Le même jour, Monsieur … fut entendu par un agent du service de police judiciaire, section police des étrangers et des jeux, de la police grand-ducale sur l’itinéraire suivi pour venir au Luxembourg et sur son identité.

Monsieur … fut entendu en date du 14 octobre 2003 par un agent du ministère de la Justice sur les motifs à la base de sa demande.

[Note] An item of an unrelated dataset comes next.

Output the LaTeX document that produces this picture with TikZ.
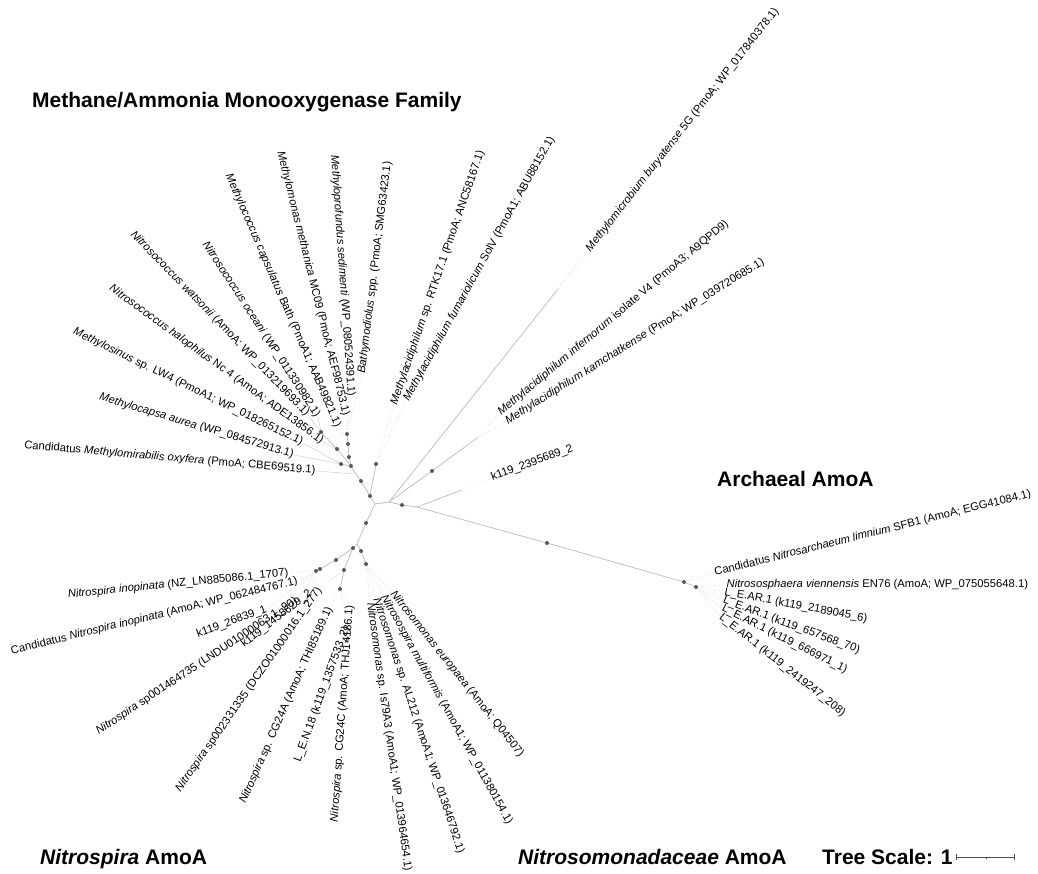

Par décision datant du 15 décembre 2003, lui notifiée par courrier recommandé expédié le 18 décembre 2003, le ministre de la Justice informa Monsieur … de ce que sa demande avait été rejetée au motif qu’elle peut être considérée comme manifestement infondée et, a fortiori, également comme non fondée sur base de l’article 11 de la loi modifiée du 3 avril 1996 portant création 1. d’une procédure relative à l’examen d’une demande d’asile, 2. d’un régime de protection temporaire.

Suite à un recours gracieux formulé par lettre du 19 janvier 2004 à l’encontre de cette décision ministérielle, le ministre de la Justice prit une décision confirmative le 6 février 2004, expédiée par courrier recommandé le 9 février 2004.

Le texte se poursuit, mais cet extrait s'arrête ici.